Carriers set roof antennas without residents' OK 

Residents are demanding a say in where and how cell phone carriers are installing so-called microcell antennas that are popping up all over The City without public review. There are six cell phone providers in San Francisco; firms typically use the microcell antennas to fill in pockets of areas that have sketchy service, according to city senior planner Jonas Ionin. These antennas range in height from 18 to 30 inches and often blend into the architecture of the buildings, he added.

Residents are complaining that they only find out about the antennas after they are installed. The antennas can go up with just a building permit, which does not require neighborhood notification or a public hearing. Residents say the antennas not only create an eyesore of equipment on buildings but also heighten worries about their health.

After hearing from a number of residents, Board of Supervisors President Aaron Peskin drafted legislation that would enact a 45-day moratorium on the installation of microcell equipment. "We have cases of people putting these up in the middle of the night, of wires blocking fire escapes. What’s going on is not OK," Peskin said.

Other cell phone antennas, which are typically larger and send out stronger signals, have to undergo a conditional-use process, which requires neighborhood notification and a public hearing.

While the antennas meet the federal guidelines for radio frequency emission levels, a number of residents still question if they are safe and want more public and city scrutiny where they are being installed.

"They’re going to have the antennas. So let’s place them intelligently. Putting them in commercial areas is not great, but putting them in residential neighborhoods is worse," said resident David Tornheim, who wants more say in the installation process.

Robert Hinish has complained about the installation of a microcell antenna on the rooftop of a building he lives in along Columbus Avenue in North Beach. Hinish said the wiring runs over a fire escape, making it dangerous for emergency workers. "Because there is no oversight, they go up there and do what they want," Hinish said.

Erica Zweig, who fought the installation of microcell equipment at St. Paul’s Church at 43rd Avenue and Judah Street, worries about possible health risks. "We want to at least have a voice. That’s what we’re asking for so we can try to not have these," Zweig said.

There are 530 sites in The City with wireless telecommunications antennas and 368 more sites are marked for antennas, according to Ionin.
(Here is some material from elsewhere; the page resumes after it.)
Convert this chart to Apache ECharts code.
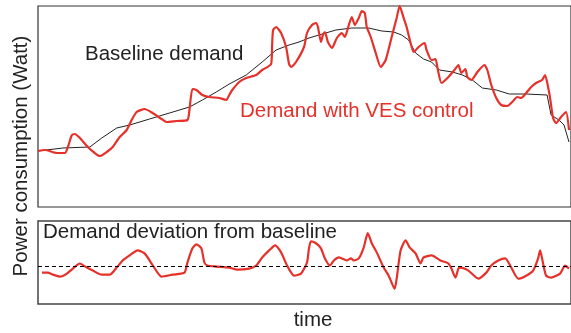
<!DOCTYPE html>
<html>
<head>
<meta charset="utf-8">
<script src="https://cdn.jsdelivr.net/npm/echarts@6/dist/echarts.min.js"></script>
<style>
  html, body { margin: 0; padding: 0; background: #fff; }
  #chart { width: 571px; height: 333px; }
</style>
</head>
<body>
<div id="chart"></div>
<script>
// baseline demand (thin black)
const baseTime = [0, 25, 52, 64, 79, 92, 112, 132, 152, 165, 179, 192, 209, 225, 239, 252, 262, 272, 282, 299, 315, 332, 345, 357, 365, 372, 379, 387, 395, 403, 416, 426, 436, 446, 460, 473, 490, 511, 515, 523, 528, 533];
const baseDemand = [56, 59, 60, 69, 79, 82, 88, 94, 100, 107, 115, 123, 132, 145, 157, 162, 165, 169, 172, 177, 179, 179, 176, 175, 172, 167, 154, 148, 145, 137, 135, 132, 127, 119, 117, 113, 113, 112, 92, 87, 82, 65];

// demand with VES control (red)
const vesTime = [0, 7, 19, 27, 30, 34, 37, 42, 50, 57, 62, 69, 75, 82, 89, 94, 99, 107, 115, 124, 129, 139, 150, 152, 155, 159, 165, 172, 182, 189, 192, 195, 202, 209, 219, 225, 234, 235, 236, 239, 244, 249, 252, 254, 259, 267, 270, 275, 279, 281, 284, 286, 288, 291, 295, 300, 305, 308, 312, 315, 318, 322, 325, 328, 330, 334, 339, 344, 349, 355, 360, 363, 367, 370, 374, 377, 382, 388, 390, 395, 399, 401, 405, 411, 418, 422, 425, 429, 431, 435, 441, 448, 451, 455, 460, 465, 471, 476, 481, 485, 490, 495, 500, 506, 509, 512, 514, 517, 520, 525, 530, 533];
const vesDemand = [56, 57, 54, 54, 60, 72, 73, 69, 60, 54, 51, 55, 60, 70, 77, 87, 95, 98, 94, 88, 85, 86, 87, 97, 118, 117, 112, 110, 109, 107, 112, 117, 125, 129, 132, 137, 143, 162, 177, 180, 174, 160, 143, 140, 145, 160, 174, 182, 184, 180, 165, 172, 175, 165, 159, 169, 174, 170, 182, 190, 182, 189, 196, 194, 180, 170, 154, 140, 147, 170, 189, 201, 189, 180, 164, 155, 160, 164, 157, 147, 148, 139, 124, 129, 137, 142, 134, 138, 130, 127, 135, 142, 137, 122, 109, 102, 101, 105, 110, 109, 114, 120, 124, 127, 132, 120, 109, 89, 84, 90, 95, 77];

// demand deviation from baseline
const devTime = [4, 10, 15, 22, 29, 35, 42, 49, 55, 64, 72, 79, 85, 92, 100, 107, 114, 120, 124, 135, 147, 150, 155, 159, 164, 167, 170, 179, 192, 200, 212, 219, 225, 232, 238, 244, 250, 257, 264, 270, 272, 274, 279, 284, 288, 293, 297, 302, 305, 310, 314, 317, 322, 327, 331, 335, 340, 347, 352, 358, 360, 364, 369, 373, 379, 384, 387, 395, 404, 412, 415, 419, 422, 424, 432, 442, 450, 455, 462, 469, 474, 482, 490, 497, 502, 504, 507, 510, 515, 524, 529, 533];
const deviation = [-6, -6, -8, -10, -7, -2, 3, -1, -4, -8, -8, -1, 6, 11, 16, 13, 3, -6, -10, -8, -6, 4, 18, 22, 18, 4, 1, 0, -1, -3, -2, 1, 9, 16, 21, 14, 1, -9, -7, 4, 18, 25, 23, 18, 8, 1, 6, 9, 8, 6, 8, 6, 8, 19, 33, 23, 14, -1, -9, -22, -12, 16, 26, 19, 13, 3, 9, 11, 6, 3, -2, -11, -2, -1, -4, -12, -6, 1, 6, 8, 1, -12, -9, -4, 8, 16, 3, -9, -11, -7, 1, -2];

const zip = (xs, ys) => xs.map((x, i) => [x, ys[i]]);

const red = "#e5312a";
const font = "'Liberation Sans', Arial, sans-serif";

const myChart = echarts.init(document.getElementById("chart"), null, { renderer: "canvas" });

let option = {
  backgroundColor: "#fff",
  animation: false,
  grid: [
    { left: 38, right: -2, top: 6, height: 201, show: true, borderColor: "#333", borderWidth: 1.2 },
    { left: 38, right: -2, top: 221, height: 83, show: true, borderColor: "#444", borderWidth: 1.5 },
  ],
  xAxis: [
    { type: "value", gridIndex: 0, min: 0, max: 535, show: false },
    { type: "value", gridIndex: 1, min: 0, max: 535, show: false },
  ],
  yAxis: [
    { type: "value", gridIndex: 0, min: 0, max: 201, show: false },
    { type: "value", gridIndex: 1, min: -37, max: 45, show: false },
  ],
  series: [
    {
      name: "Baseline demand",
      type: "line",
      xAxisIndex: 0,
      yAxisIndex: 0,
      showSymbol: false,
      lineStyle: { color: "#222", width: 1 },
      data: zip(baseTime, baseDemand),
      z: 2,
    },
    {
      name: "Demand with VES control",
      type: "line",
      xAxisIndex: 0,
      yAxisIndex: 0,
      showSymbol: false,
      smooth: 0.2,
      lineStyle: { color: red, width: 2.2 },
      data: zip(vesTime, vesDemand),
      z: 3,
    },
    {
      name: "Demand deviation",
      type: "line",
      xAxisIndex: 1,
      yAxisIndex: 1,
      showSymbol: false,
      smooth: 0.2,
      lineStyle: { color: red, width: 2.2 },
      data: zip(devTime, deviation),
      markLine: {
        silent: true,
        symbol: "none",
        label: { show: false },
        lineStyle: { color: "#000", type: [4, 3], width: 1 },
        data: [{ yAxis: 0 }],
      },
    },
  ],
  graphic: [
    {
      type: "text",
      x: 21,
      y: 156,
      rotation: Math.PI / 2,
      style: { text: "Power consumption (Watt)", font: "20.5px " + font, fill: "#222", textAlign: "center", textVerticalAlign: "middle" },
    },
    {
      type: "text",
      x: 85,
      y: 54,
      style: { text: "Baseline demand", font: "20.5px " + font, fill: "#222", textAlign: "left", textVerticalAlign: "middle" },
    },
    {
      type: "text",
      x: 240,
      y: 111,
      style: { text: "Demand with VES control", font: "20.5px " + font, fill: red, textAlign: "left", textVerticalAlign: "middle" },
    },
    {
      type: "text",
      x: 43,
      y: 232,
      style: { text: "Demand deviation from baseline", font: "20.5px " + font, fill: "#222", textAlign: "left", textVerticalAlign: "middle" },
    },
    {
      type: "text",
      x: 313,
      y: 320,
      style: { text: "time", font: "20.5px " + font, fill: "#222", textAlign: "center", textVerticalAlign: "middle" },
    },
  ],
};

myChart.setOption(option);
</script>
</body>
</html>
"A number of cell provider companies have really pushed the limits," said Peskin, who wants the installation of microcell equipment to undergo a conditional-use hearing, as "normal" cell antennas are required to. "Cell companies have really been just very aggressive and they are now locating them in residential neighborhoods throughout The City, and every member of the board have their phones ringing off the hook from people upset about them relative to their appearance, relative to interference with television signals, [and] some folks have health concerns about low-frequency radiation," Peskin said.